The greater region, as far north as Patten and Mount Chase and including Island Falls, in Aroostook County, is also strategizing other economic development initiatives, with support from EMDC. The four-season outdoor recreation appeal is also being marketed, including the region's proximity to Baxter State Park, home to Mount Katahdin, and the Katahdin Woods & Waters National Monument, which was established in 2016.
For several years the Millinocket Marathon has been a "shoulder season" economic driver, a collaborative effort by area towns that has generated an estimated $1 million since 2015.
The plan comprised "a ton of work," said Jane Danforth, project director for Thrive Penobscot, one of many community members who provided input, EMDC said. "It was exciting to be involved and see it come together." Danforth's background of working on regional transportation initiatives was a valuable addition to the transportation chapter of the plan, EMDC said.
Lee Umphrey, EMDC president and CEO said that the plan is an example of the organization "working with several communities to promote a collective effort to reach common goals."
He said it also reinforces EMDC’s renewed endeavor, led by Stockman, to assist communities in establishing goals while accessing and analyzing data to create outcome-based plans.”
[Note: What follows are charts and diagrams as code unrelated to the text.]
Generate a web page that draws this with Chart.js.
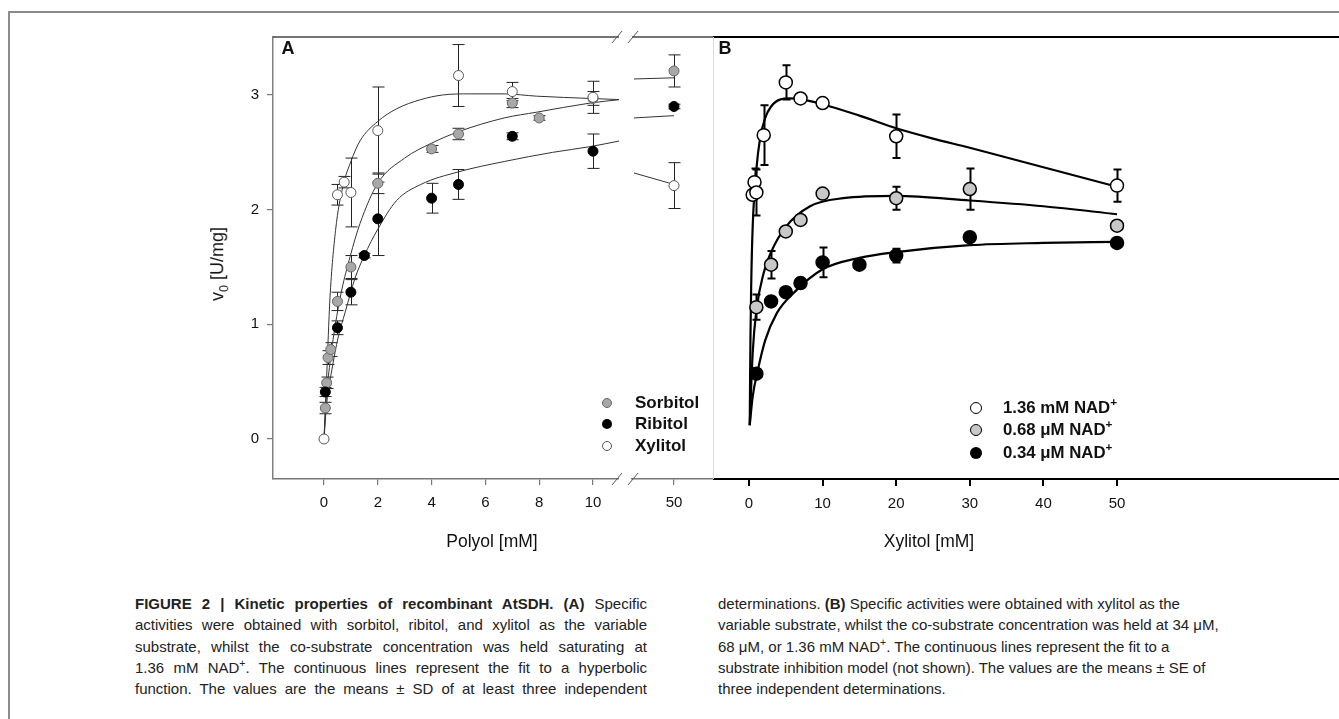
<!DOCTYPE html>
<html>
<head>
<meta charset="utf-8">
<script src="https://cdn.jsdelivr.net/npm/chart.js@4.4.0/dist/chart.umd.min.js"></script>
<style>
  body { margin:0; width:1339px; height:719px; background:#fff; position:relative; overflow:hidden; font-family:"Liberation Sans", Arial, sans-serif; }
  .frame { position:absolute; left:8px; top:11px; width:1400px; height:800px; border-left:2px solid #8c8c8c; border-top:2px solid #8c8c8c; }
  canvas { position:absolute; }
  .t { position:absolute; white-space:nowrap; color:#111; transform:translate(0,-50%); }
  .c { transform:translate(-50%,-50%); }
  .leg { font-weight:bold; }
  .dot { position:absolute; border-radius:50%; box-sizing:border-box; transform:translate(-50%,-50%); }
  .cap { position:absolute; font-size:15px; line-height:21.3px; color:#222; white-space:nowrap; }
  .just div { width:512px; text-align:justify; text-align-last:justify; white-space:normal; }
  sup { font-size:0.7em; line-height:0; }
</style>
</head>
<body>
<div class="frame"></div>

<canvas id="cA1" width="419" height="530" style="left:200px;top:20px"></canvas>
<canvas id="cA2" width="103" height="530" style="left:610px;top:20px"></canvas>
<canvas id="cB" width="626" height="530" style="left:713px;top:20px"></canvas>

<div class="t c" style="left:288px;top:48px;font-weight:bold;font-size:18px">A</div>
<div class="t c" style="left:725px;top:48px;font-weight:bold;font-size:18px">B</div>

<div class="t c" style="left:219px;top:264px;font-size:18px;transform:translate(-50%,-50%) rotate(-90deg)">v<sub style="font-size:0.7em">0</sub> [U/mg]</div>
<div class="t c" style="left:492px;top:541px;font-size:17.5px">Polyol [mM]</div>
<div class="t c" style="left:929px;top:541px;font-size:17.5px">Xylitol [mM]</div>

<div class="dot" style="left:607px;top:403px;width:10px;height:10px;background:#a8a8a8;border:1px solid #666"></div>
<div class="dot" style="left:607px;top:424px;width:10px;height:10px;background:#000"></div>
<div class="dot" style="left:607px;top:446px;width:10px;height:10px;background:#fff;border:1px solid #555"></div>
<div class="t leg" style="left:635px;top:403px;font-size:17px">Sorbitol</div>
<div class="t leg" style="left:635px;top:424px;font-size:17px">Ribitol</div>
<div class="t leg" style="left:635px;top:446px;font-size:17px">Xylitol</div>

<div class="dot" style="left:976px;top:408px;width:12px;height:12px;background:#fff;border:1.5px solid #000"></div>
<div class="dot" style="left:976px;top:430px;width:12px;height:12px;background:#c8c8c8;border:1.5px solid #000"></div>
<div class="dot" style="left:976px;top:453px;width:12px;height:12px;background:#000"></div>
<div class="t leg" style="left:1003px;top:408px;font-size:16.8px">1.36 mM NAD<sup>+</sup></div>
<div class="t leg" style="left:1003px;top:430px;font-size:16.8px">0.68 μM NAD<sup>+</sup></div>
<div class="t leg" style="left:1003px;top:453px;font-size:16.8px">0.34 μM NAD<sup>+</sup></div>

<div class="cap just" style="left:135px;top:593px">
<div><b>FIGURE 2 | Kinetic properties of recombinant AtSDH. (A)</b> Specific</div>
<div>activities were obtained with sorbitol, ribitol, and xylitol as the variable</div>
<div>substrate, whilst the co-substrate concentration was held saturating at</div>
<div>1.36 mM NAD<sup>+</sup>. The continuous lines represent the fit to a hyperbolic</div>
<div>function. The values are the means ± SD of at least three independent</div>
</div>
<div class="cap" style="left:718px;top:593px">
determinations. <b>(B)</b> Specific activities were obtained with xylitol as the<br>
variable substrate, whilst the co-substrate concentration was held at 34 μM,<br>
68 μM, or 1.36 mM NAD<sup>+</sup>. The continuous lines represent the fit to a<br>
substrate inhibition model (not shown). The values are the means ± SE of<br>
three independent determinations.
</div>

<script>
// ---- panel A data (polyol, 1.36 mM NAD+) ----
var sorbitolConc = [0.05, 0.1, 0.15, 0.25, 0.5, 1, 2, 4, 5, 7, 8, 10];
var sorbitolRate = [0.27, 0.49, 0.71, 0.78, 1.20, 1.50, 2.23, 2.53, 2.66, 2.93, 2.80, 2.97];
var sorbitolSD   = [0.05, 0.05, 0.06, 0.06, 0.08, 0.10, 0.09, 0.03, 0.05, 0.04, 0.02, 0.06];
var ribitolConc = [0.05, 0.5, 1, 1.5, 2, 4, 5, 7, 10];
var ribitolRate = [0.41, 0.97, 1.28, 1.60, 1.92, 2.10, 2.22, 2.64, 2.51];
var ribitolSD   = [0.04, 0.06, 0.11, 0.02, 0.32, 0.13, 0.13, 0.03, 0.15];
var xylitolConc = [0, 0.5, 0.75, 1, 2, 5, 7, 10];
var xylitolRate = [0, 2.13, 2.24, 2.15, 2.69, 3.17, 3.03, 2.98];
var xylitolSD   = [0, 0.09, 0.05, 0.30, 0.38, 0.27, 0.08, 0.14];

// 50 mM points, right of the axis break
var highConc = [50];
var sorbitolHigh = [3.21], sorbitolHighSD = [0.14];
var ribitolHigh = [2.90], ribitolHighSD = [0.02];
var xylitolHigh = [2.21], xylitolHighSD = [0.20];

// fitted curves
var sorbitolFitX = [0, 0.07, 0.22, 0.41, 0.66, 0.97, 1.34, 2, 3, 4, 5, 6.7, 7.9, 9.9, 11];
var sorbitolFitY = [0, 0.31, 0.66, 0.98, 1.30, 1.59, 1.88, 2.23, 2.45, 2.58, 2.68, 2.80, 2.85, 2.93, 2.96];
var ribitolFitX = [0, 0.1, 0.29, 0.53, 0.78, 1.15, 1.5, 2, 2.7, 3.6, 5, 6.7, 8.5, 9.9, 11];
var ribitolFitY = [0, 0.31, 0.60, 0.89, 1.10, 1.40, 1.60, 1.83, 2.08, 2.22, 2.33, 2.42, 2.50, 2.55, 2.60];
var xylitolFitX = [0, 0.1, 0.22, 0.43, 0.7, 1, 1.34, 2, 2.7, 3.6, 4.4, 5.4, 6.7, 7.9, 9.9, 11];
var xylitolFitY = [0, 0.55, 1.22, 1.82, 2.2, 2.42, 2.6, 2.77, 2.88, 2.96, 3.0, 3.01, 3.01, 2.99, 2.97, 2.96];
var highFitX = [42, 50];
var sorbitolHighFit = [3.14, 3.15];
var ribitolHighFit = [2.80, 2.82];
var xylitolHighFit = [2.32, 2.22];

// ---- panel B data (xylitol at three NAD+ levels) ----
var nad136Conc = [0.5, 0.75, 1, 2, 5, 7, 10, 20, 50];
var nad136Rate = [2.13, 2.24, 2.15, 2.65, 3.11, 2.97, 2.93, 2.64, 2.21];
var nad136SE   = [0, 0.12, 0.20, 0.26, 0.15, 0, 0, 0.19, 0.14];
var nad068Conc = [1, 3, 5, 7, 10, 20, 30, 50];
var nad068Rate = [1.15, 1.52, 1.81, 1.91, 2.14, 2.10, 2.18, 1.86];
var nad068SE   = [0.11, 0.12, 0, 0, 0, 0.10, 0.18, 0];
var nad034Conc = [1, 3, 5, 7, 10, 15, 20, 30, 50];
var nad034Rate = [0.57, 1.20, 1.28, 1.36, 1.54, 1.52, 1.60, 1.76, 1.71];
var nad034SE   = [0, 0, 0, 0, 0.13, 0, 0.06, 0, 0];

var fit136X = [0.1, 0.2, 0.3, 0.5, 1, 1.5, 2.2, 3, 4.2, 5.6, 7.2, 10, 15, 20, 25, 30, 40, 50];
var fit136Y = [0.12, 0.9, 1.35, 1.85, 2.35, 2.62, 2.80, 2.90, 2.96, 2.97, 2.96, 2.92, 2.82, 2.71, 2.62, 2.54, 2.37, 2.20];
var fit068X = [0.1, 0.5, 1, 2, 3, 5, 8.3, 12.8, 20, 30, 40, 50];
var fit068Y = [0.12, 0.75, 1.12, 1.45, 1.63, 1.85, 2.03, 2.10, 2.12, 2.08, 2.03, 1.96];
var fit034X = [0.1, 0.5, 1.2, 2.2, 3.8, 6, 10, 15, 20, 30, 40, 50];
var fit034Y = [0.12, 0.37, 0.60, 0.86, 1.10, 1.27, 1.48, 1.58, 1.63, 1.69, 1.71, 1.72];

// tick labels
var yTicks = [0, 1, 2, 3];
var xTicksA = [0, 2, 4, 6, 8, 10];
var xTicksBreak = [50];
var xTicksB = [0, 10, 20, 30, 40, 50];

var yMin = -0.349, yMax = 3.506;

function pts(xs, ys) {
	return xs.map(function(x, i) { return {x: x, y: ys[i]}; });
}

// vertical error bars drawn with the chart's own scales
var errorBars = {
	id: 'errorBars',
	beforeDatasetsDraw: function(chart, args, opts) {
		var ctx = chart.ctx, sx = chart.scales.x, sy = chart.scales.y, a = chart.chartArea;
		ctx.save();
		ctx.beginPath();
		ctx.rect(a.left, a.top - 20, a.right - a.left, a.bottom - a.top + 20);
		ctx.clip();
		ctx.strokeStyle = opts.color;
		ctx.lineWidth = opts.width;
		chart.data.datasets.forEach(function(ds) {
			if (!ds.errors) return;
			ds.data.forEach(function(p, i) {
				var e = ds.errors[i];
				if (!e) return;
				var x = Math.round(sx.getPixelForValue(p.x)) + 0.5;
				var y1 = sy.getPixelForValue(p.y + e), y2 = sy.getPixelForValue(p.y - e);
				ctx.beginPath();
				ctx.moveTo(x, y1); ctx.lineTo(x, y2);
				ctx.moveTo(x - opts.cap, y1); ctx.lineTo(x + opts.cap, y1);
				ctx.moveTo(x - opts.cap, y2); ctx.lineTo(x + opts.cap, y2);
				ctx.stroke();
			});
		});
		ctx.restore();
	}
};

// panel borders and the axis break marks
var frame = {
	id: 'frame',
	afterDraw: function(chart, args, opts) {
		var ctx = chart.ctx, a = chart.chartArea;
		ctx.save();
		if (opts.top) {
			ctx.strokeStyle = opts.top.color; ctx.lineWidth = opts.top.width;
			ctx.beginPath(); ctx.moveTo(a.left, a.top); ctx.lineTo(a.right, a.top); ctx.stroke();
		}
		if (opts.left) {
			ctx.strokeStyle = opts.left.color; ctx.lineWidth = opts.left.width;
			ctx.beginPath(); ctx.moveTo(a.left + 0.5, a.top); ctx.lineTo(a.left + 0.5, a.bottom); ctx.stroke();
		}
		if (opts.slashes) {
			ctx.strokeStyle = '#555'; ctx.lineWidth = 1;
			opts.slashes.forEach(function(dx) {
				[a.top, a.bottom].forEach(function(y) {
					ctx.beginPath();
					ctx.moveTo(a.left + dx - 5, y + 6);
					ctx.lineTo(a.left + dx + 5, y - 6);
					ctx.stroke();
				});
			});
		}
		ctx.restore();
	}
};

var tickFont = {family: "'Liberation Sans', Arial, sans-serif", size: 15};

function xAxis(min, max, list, thick) {
	return {
		type: 'linear', min: min, max: max,
		afterBuildTicks: function(s) { s.ticks = list.map(function(v) { return {value: v}; }); },
		afterFit: function(s) { s.height = 71; s.paddingLeft = 0; s.paddingRight = 0; },
		grid: {drawOnChartArea: false, tickLength: thick ? 7 : 6, color: thick ? '#000' : '#777', lineWidth: thick ? 2 : 1.2},
		border: {color: thick ? '#000' : '#777', width: thick ? 2 : 1.5},
		ticks: {font: tickFont, color: '#111', padding: 9, maxRotation: 0}
	};
}

function yAxis(show) {
	return {
		type: 'linear', min: yMin, max: yMax, display: show,
		afterBuildTicks: function(s) { s.ticks = yTicks.map(function(v) { return {value: v}; }); },
		afterFit: function(s) { s.width = show ? 73 : 0; s.paddingTop = 0; s.paddingBottom = 0; },
		grid: {drawOnChartArea: false, tickLength: 6, color: '#777', lineWidth: 1.2},
		border: {color: '#808080', width: 1.5},
		ticks: {font: tickFont, color: '#111', padding: 8}
	};
}

function pointSet(xs, ys, errs, fill, edge, r, bw) {
	return {data: pts(xs, ys), errors: errs, backgroundColor: fill, borderColor: edge,
		pointRadius: r, pointBorderWidth: bw, pointHoverRadius: r, order: 0};
}
function fitSet(xs, ys, color, w) {
	return {data: pts(xs, ys), showLine: true, pointRadius: 0, borderColor: color, borderWidth: w,
		cubicInterpolationMode: 'monotone', order: 1};
}

function baseOptions(xScale, showY, padLeft, errOpts, frameOpts) {
	return {
		responsive: false, animation: false, events: [],
		layout: {autoPadding: false, padding: {top: 17, left: padLeft, right: 0, bottom: 0}},
		plugins: {legend: {display: false}, tooltip: {enabled: false}, errorBars: errOpts, frame: frameOpts},
		scales: {x: xScale, y: yAxis(showY)}
	};
}

var errA = {color: '#222', width: 1, cap: 6};
var lineA = '#333';

// panel A, 0-11 mM
new Chart(document.getElementById('cA1'), {
	type: 'scatter',
	data: {datasets: [
		pointSet(xylitolConc, xylitolRate, xylitolSD, '#fff', '#555', 5, 1),
		pointSet(ribitolConc, ribitolRate, ribitolSD, '#000', '#000', 5, 1),
		pointSet(sorbitolConc, sorbitolRate, sorbitolSD, '#a8a8a8', '#666', 5, 1),
		fitSet(sorbitolFitX, sorbitolFitY, lineA, 1),
		fitSet(ribitolFitX, ribitolFitY, lineA, 1),
		fitSet(xylitolFitX, xylitolFitY, lineA, 1)
	]},
	options: baseOptions(xAxis(-1.896, 10.967, xTicksA, false), true, 0, errA,
		{top: {color: '#444', width: 1.5}}),
	plugins: [errorBars, frame]
});

// panel A, after the break (50 mM)
new Chart(document.getElementById('cA2'), {
	type: 'scatter',
	data: {datasets: [
		pointSet(highConc, xylitolHigh, xylitolHighSD, '#fff', '#555', 5, 1),
		pointSet(highConc, ribitolHigh, ribitolHighSD, '#000', '#000', 5, 1),
		pointSet(highConc, sorbitolHigh, sorbitolHighSD, '#a8a8a8', '#666', 5, 1),
		fitSet(highFitX, sorbitolHighFit, lineA, 1),
		fitSet(highFitX, ribitolHighFit, lineA, 1),
		fitSet(highFitX, xylitolHighFit, lineA, 1)
	]},
	options: baseOptions(xAxis(41.6, 57.8, xTicksBreak, false), false, 22, errA,
		{top: {color: '#444', width: 1.5}, slashes: [-15, 1]}),
	plugins: [errorBars, frame]
});

// panel B
new Chart(document.getElementById('cB'), {
	type: 'scatter',
	data: {datasets: [
		pointSet(nad034Conc, nad034Rate, nad034SE, '#000', '#000', 6.5, 1.5),
		pointSet(nad068Conc, nad068Rate, nad068SE, '#c8c8c8', '#000', 6.5, 1.5),
		pointSet(nad136Conc, nad136Rate, nad136SE, '#fff', '#000', 6.5, 1.5),
		fitSet(fit136X, fit136Y, '#000', 2.2),
		fitSet(fit068X, fit068Y, '#000', 2.2),
		fitSet(fit034X, fit034Y, '#000', 2.2)
	]},
	options: baseOptions(xAxis(-4.891, 80.16, xTicksB, true), false, 0, {color: '#000', width: 2, cap: 4},
		{top: {color: '#000', width: 2}, left: {color: '#ddd', width: 1}}),
	plugins: [errorBars, frame]
});
</script>
</body>
</html>
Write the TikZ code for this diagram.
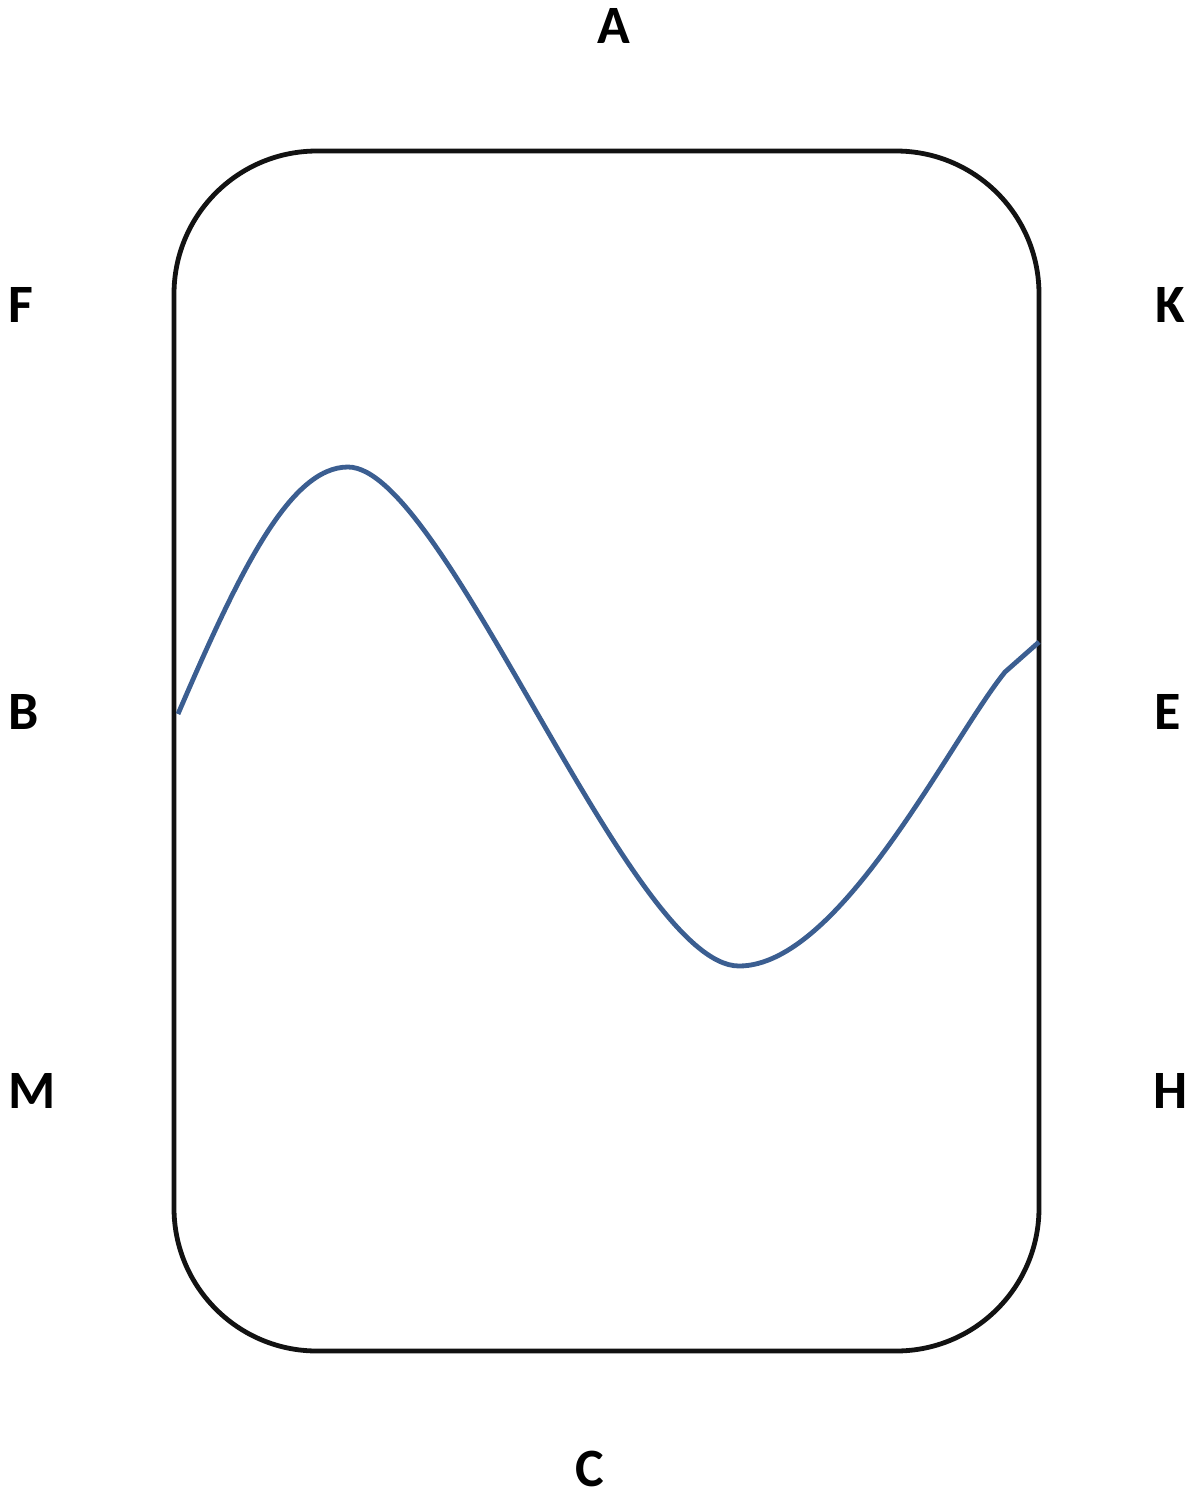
\documentclass[tikz,border=0pt]{standalone}
\usepackage{fontspec}
\setmainfont{Carlito}
\begin{document}
\begin{tikzpicture}[x=0.5pt,y=-0.5pt,
  lbl/.style={font=\fontsize{27pt}{30pt}\selectfont\bfseries, inner sep=0pt},
  frame/.style={draw=black!93, line width=2.4pt, rounded corners=71.5pt},
  wave/.style={draw=wavecol, line width=2.4pt}]
\definecolor{wavecol}{RGB}{59,94,145}
\useasboundingbox (0,0) rectangle (1197,1494);
\draw[frame] (174,151) rectangle (1039,1351);
\draw[wave] (178,714) .. controls (240,570) and (290,467) .. (348,467)
  .. controls (445,467) and (630,966) .. (739,966)
  .. controls (840,966) and (950,740) .. (1005,672) -- (1039,642);
\node[lbl] (A) at (614,26) {A};
\node[lbl] (F) at (21,305) {F};
\node[lbl] (K) at (1170,305) {K};
\node[lbl] (B) at (24,712) {B};
\node[lbl] (E) at (1168,712) {E};
\node[lbl] (M) at (32,1091) {M};
\node[lbl] (H) at (1171,1091) {H};
\node[lbl] (C) at (590,1469) {C};
\end{tikzpicture}
\end{document}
With the 1988 Comprehensive Planning and Land Use Act, Maine towns and cities were required to submit a comprehensive plan to the state for review every 10 years. While they are no longer required, Miragliuolo said that they come in handy if a town's zoning requirements are challenged in court, and also for accessing state and federal grants.
Towns and cities also use the plans to guide planning and development decisions, for instance, to determine if a proposed subdivision is appropriate under the town's plan.
Miragliuolo said that with Maine's home rule-based local government, regional collaborations are rare, but could benefit many areas of the state that share resources or have other things in common.
Those behind the Katahdin plan hope that theirs serves as a model for that type of collaboration. "This comprehensive plan will ... serve as a model for regional planning across the state," it says in its introduction.